Summarization graph indexing: beyond frequent structure-based approach

  • Authors:
  • Lei Zou;Lei Chen;Huaming Zhang;Yansheng Lu;Qiang Lou

  • Affiliations:
  • Huazhong University of Science and Technology, Wuhan, China;Hong Kong of Science and Technology, Hong Kong, China;The University of Alabama in Huntsville, Huntsville, AL;Hong Kong of Science and Technology, Hong Kong, China;The Temple University

  • Venue:
  • DASFAA'08 Proceedings of the 13th international conference on Database systems for advanced applications
  • Year:
  • 2008

Quantified Score

Hi-index 0.00

Visualization

Abstract

Graph is an important data structure to model complex structural data, such as chemical compounds, proteins, and XML documents.
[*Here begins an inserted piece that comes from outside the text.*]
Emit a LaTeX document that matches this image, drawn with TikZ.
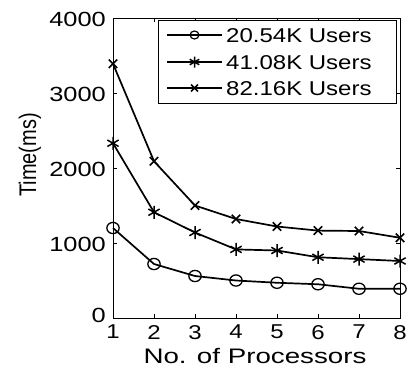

Among many graph data-based applications, sub-graph search is a key problem, which is defined as given a query Q, retrieving all graphs containing Q as a sub-graph in the graph database. Most existing sub-graph search methods try to filter out false positives (graphs that are not possible in the results) as many as possible by indexing some frequent sub-structures in graph database, such as [20, 22, 4, 23]. However, due to ignoring the relationships between sub-structures, these methods still admit a high percentage of false positives. In this paper, we propose a novel concept, Summarization Graph, which is a complete graph and captures most topology information of the original graph, such as sub-structures and their relationships. Based on Summarization Graphs, we convert the filtering problem into retrieving objects with set-valued attributes. Moreover, we build an efficient signature file-based index to improve the filtering process. We prove theoretically that the pruning power of our method is larger than existing structure-based approaches. Finally, we show by extensive experimental study on real and synthetic data sets that the size of candidate set generated by Summarization Graph-based approach is only about 50% of that left by existing graph indexing methods, and the total response time of our method is reduced 2-10 times.